Available voices in Studio

Voices available in Studio differ in quality, control options, and stability.

At the moment, Studio supports the following voice tiers:

S-tier
A-tier
B-tier
C-tier

⚠️ Not all languages available in Studio support all voice tiers.

S-tier voices

S-tier voices use a new synthesis module
Pros

Highly natural, human-like sound
Strong intonation, pacing, and emotional nuance
Support for explicit reactions inside chunks, using brackets or tags for example:
[giggles], [sighs], [laughter]
Find the supported reactions using the ‘Add tags’

Limitation

Doesn’t support pause breaks, for pauses, try bracketed pauses [long pause] or …
Some voices would behave different when using tags

A-tier voices

Good balance of naturalness and clarity
Available across multiple locales
(for example, EN-US–based English, LATAM-based Spanish)
Support custom emotions and prompts to improve expressiveness
(results may vary)
Support pause breaks for more natural pacing

Limitation

Doesn’t support brackets, tags (bracketed emotions, reaction, pauses)

B-tier voices

More synthetic and monotone compared to higher tiers
Do not support prompts or custom emotions
Do not support version-based synthesis
Support phonemes
Support pauses for pacing control

C-tier voices

Most synthetic and monotone tier
Do not support prompts or custom emotions
Do not support version-based synthesis
Support phonemes
Support pauses for pacing control

Moderated voices

Some S- tier and A-tier voices in Studio are marked with the Moderated voice tag.

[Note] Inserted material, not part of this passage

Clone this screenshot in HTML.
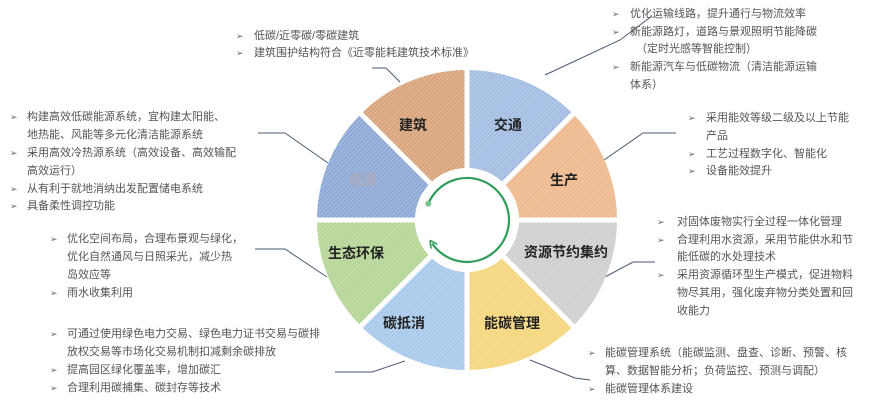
<!DOCTYPE html>
<html><head><meta charset="utf-8"><style>
body{margin:0;width:876px;height:401px;background:#fff;overflow:hidden;position:relative;font-family:"Liberation Sans","Noto Sans CJK SC",sans-serif;}
.t{position:absolute;font-size:11px;color:#555;white-space:nowrap;line-height:14px;}
.b{position:absolute;font-size:9px;color:#666;line-height:14px;}
svg{position:absolute;left:0;top:0;}
</style></head><body>
<svg width="876" height="401" viewBox="0 0 876 401">
<defs>
<pattern id="h" width="3" height="3" patternUnits="userSpaceOnUse" patternTransform="rotate(45)"><line x1="0" y1="0" x2="0" y2="3" stroke="#fff" stroke-opacity="0.45" stroke-width="1"/></pattern>
<marker id="ar" markerWidth="8" markerHeight="8" refX="4" refY="4" orient="auto" markerUnits="userSpaceOnUse"><path d="M0,0 L8,4 L0,8" fill="none" stroke="#2e9e5a" stroke-width="1.6"/></marker>
</defs>
<g stroke="#4a5a70" stroke-width="1" fill="none">
<polyline points="372,68 386,68 400,82"/>
<polyline points="652,16 620,40 545,75"/>
<polyline points="258,133 285,133 328,163"/>
<polyline points="676,133 643,133 604,160"/>
<polyline points="655,262 633,262 603,278"/>
<polyline points="590,380 575,378 530,360"/>
<polyline points="255,249 285,249 327,277"/>
<polyline points="335,372 372,372 405,361"/>
</g>
<g>
<path d="M360.93,113.93 A150,150 0 0 1 467,70 L467,168 A52,52 0 0 0 430.23,183.23Z" fill="#d9a47c"/>
<path d="M467,70 A150,150 0 0 1 573.07,113.93 L503.77,183.23 A52,52 0 0 0 467,168Z" fill="#a3bde3"/>
<path d="M573.07,113.93 A150,150 0 0 1 617,220 L519,220 A52,52 0 0 0 503.77,183.23Z" fill="#efb98e"/>
<path d="M617,220 A150,150 0 0 1 573.07,326.07 L503.77,256.77 A52,52 0 0 0 519,220Z" fill="#cfcfcf"/>
<path d="M573.07,326.07 A150,150 0 0 1 467,370 L467,272 A52,52 0 0 0 503.77,256.77Z" fill="#f5d67c"/>
<path d="M467,370 A150,150 0 0 1 360.93,326.07 L430.23,256.77 A52,52 0 0 0 467,272Z" fill="#a9c9ec"/>
<path d="M360.93,326.07 A150,150 0 0 1 317,220 L415,220 A52,52 0 0 0 430.23,256.77Z" fill="#b6d597"/>
<path d="M317,220 A150,150 0 0 1 360.93,113.93 L430.23,183.23 A52,52 0 0 0 415,220Z" fill="#8ea9d6"/>
<circle cx="467" cy="220" r="150" fill="url(#h)"/>
<circle cx="467" cy="220" r="52" fill="#fff"/>
<g stroke="#fff" stroke-width="5">
<line x1="467" y1="220" x2="467" y2="66"/><line x1="467" y1="220" x2="467" y2="374"/>
<line x1="463" y1="220" x2="621" y2="220"/><line x1="313" y1="220" x2="467" y2="220"/>
<line x1="467" y1="220" x2="576" y2="111"/><line x1="467" y1="220" x2="358" y2="329"/>
<line x1="467" y1="220" x2="576" y2="329"/><line x1="467" y1="220" x2="358" y2="111"/>
</g>
</g>
<path d="M428.3,203.6 A42,42 0 1 1 432.2,243.5" fill="none" stroke="#2e9e5a" stroke-width="2.2" marker-end="url(#ar)"/>
<circle cx="428.3" cy="203.6" r="3" fill="#7cc08f"/>
<g font-family="Liberation Sans,Noto Sans CJK SC,sans-serif" font-size="14" font-weight="bold" fill="#222" text-anchor="middle">
<text x="413" y="130">建筑</text><text x="508" y="130">交通</text>
<text x="564" y="185">生产</text><text x="363" y="185" fill="#aab">能源</text>
<text x="356" y="258">生态环保</text><text x="566" y="257">资源节约集约</text>
<text x="404" y="328">碳抵消</text><text x="512" y="328">能碳管理</text>
</g>
</svg>

<div class="b" style="left:236px;top:29px">➢</div><div class="t" style="left:254px;top:29px">低碳/近零碳/零碳建筑</div>
<div class="b" style="left:236px;top:46px">➢</div><div class="t" style="left:254px;top:46px">建筑围护结构符合《近零能耗建筑技术标准》</div>

<div class="b" style="left:612px;top:7px">➢</div><div class="t" style="left:630px;top:7px">优化运输线路，提升通行与物流效率</div>
<div class="b" style="left:612px;top:25px">➢</div><div class="t" style="left:630px;top:25px">新能源路灯，道路与景观照明节能降碳</div>
<div class="t" style="left:636px;top:42px">（定时光感等智能控制）</div>
<div class="b" style="left:612px;top:60px">➢</div><div class="t" style="left:630px;top:60px">新能源汽车与低碳物流（清洁能源运输</div>
<div class="t" style="left:630px;top:78px">体系）</div>

<div class="b" style="left:688px;top:111px">➢</div><div class="t" style="left:706px;top:111px">采用能效等级二级及以上节能</div>
<div class="t" style="left:706px;top:129px">产品</div>
<div class="b" style="left:688px;top:147px">➢</div><div class="t" style="left:706px;top:147px">工艺过程数字化、智能化</div>
<div class="b" style="left:688px;top:164px">➢</div><div class="t" style="left:706px;top:164px">设备能效提升</div>

<div class="b" style="left:657px;top:215px">➢</div><div class="t" style="left:677px;top:215px">对固体废物实行全过程一体化管理</div>
<div class="b" style="left:657px;top:233px">➢</div><div class="t" style="left:677px;top:233px">合理利用水资源，采用节能供水和节</div>
<div class="t" style="left:677px;top:250px">能低碳的水处理技术</div>
<div class="b" style="left:657px;top:268px">➢</div><div class="t" style="left:677px;top:268px">采用资源循环型生产模式，促进物料</div>
<div class="t" style="left:677px;top:286px">物尽其用，强化废弃物分类处置和回</div>
<div class="t" style="left:677px;top:304px">收能力</div>

<div class="b" style="left:588px;top:346px">➢</div><div class="t" style="left:605px;top:346px">能碳管理系统（能碳监测、盘查、诊断、预警、核</div>
<div class="t" style="left:605px;top:364px">算、数据智能分析；负荷监控、预测与调配）</div>
<div class="b" style="left:588px;top:382px">➢</div><div class="t" style="left:605px;top:382px">能碳管理体系建设</div>

<div class="b" style="left:10px;top:110px">➢</div><div class="t" style="left:27px;top:110px">构建高效低碳能源系统，宜构建太阳能、</div>
<div class="t" style="left:27px;top:128px">地热能、风能等多元化清洁能源系统</div>
<div class="b" style="left:10px;top:146px">➢</div><div class="t" style="left:27px;top:146px">采用高效冷热源系统（高效设备、高效输配</div>
<div class="t" style="left:27px;top:164px">高效运行）</div>
<div class="b" style="left:10px;top:182px">➢</div><div class="t" style="left:27px;top:182px">从有利于就地消纳出发配置储电系统</div>
<div class="b" style="left:10px;top:199px">➢</div><div class="t" style="left:27px;top:199px">具备柔性调控功能</div>

<div class="b" style="left:50px;top:232px">➢</div><div class="t" style="left:67px;top:232px">优化空间布局，合理布景观与绿化，</div>
<div class="t" style="left:67px;top:250px">优化自然通风与日照采光，减少热</div>
<div class="t" style="left:67px;top:268px">岛效应等</div>
<div class="b" style="left:50px;top:286px">➢</div><div class="t" style="left:67px;top:286px">雨水收集利用</div>

<div class="b" style="left:50px;top:327px">➢</div><div class="t" style="left:67px;top:327px">可通过使用绿色电力交易、绿色电力证书交易与碳排</div>
<div class="t" style="left:67px;top:345px">放权交易等市场化交易机制扣减剩余碳排放</div>
<div class="b" style="left:50px;top:363px">➢</div><div class="t" style="left:67px;top:363px">提高园区绿化覆盖率，增加碳汇</div>
<div class="b" style="left:50px;top:381px">➢</div><div class="t" style="left:67px;top:381px">合理利用碳捕集、碳封存等技术</div>
</body></html>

This means that all text synthesized with this voice is checked in real time against a list of prohibited topics and words (e.g “suicide“, “violence“, etc)
This moderation is applied at the request of the voice talent who provided the voice.

If a chunk contains restricted words or topics, the chunk will not be synthesized.

What to expect

Moderation is applied automatically
The check happens during synthesis
Only the affected chunks are blocked
Other chunks in the task can still be processed

Models and methods

Studio relies on speech synthesis models provided by external vendors.

The exception is Emotion Transfer, which is a Dubformer-specific technology developed in-house and used to improve emotional expressiveness.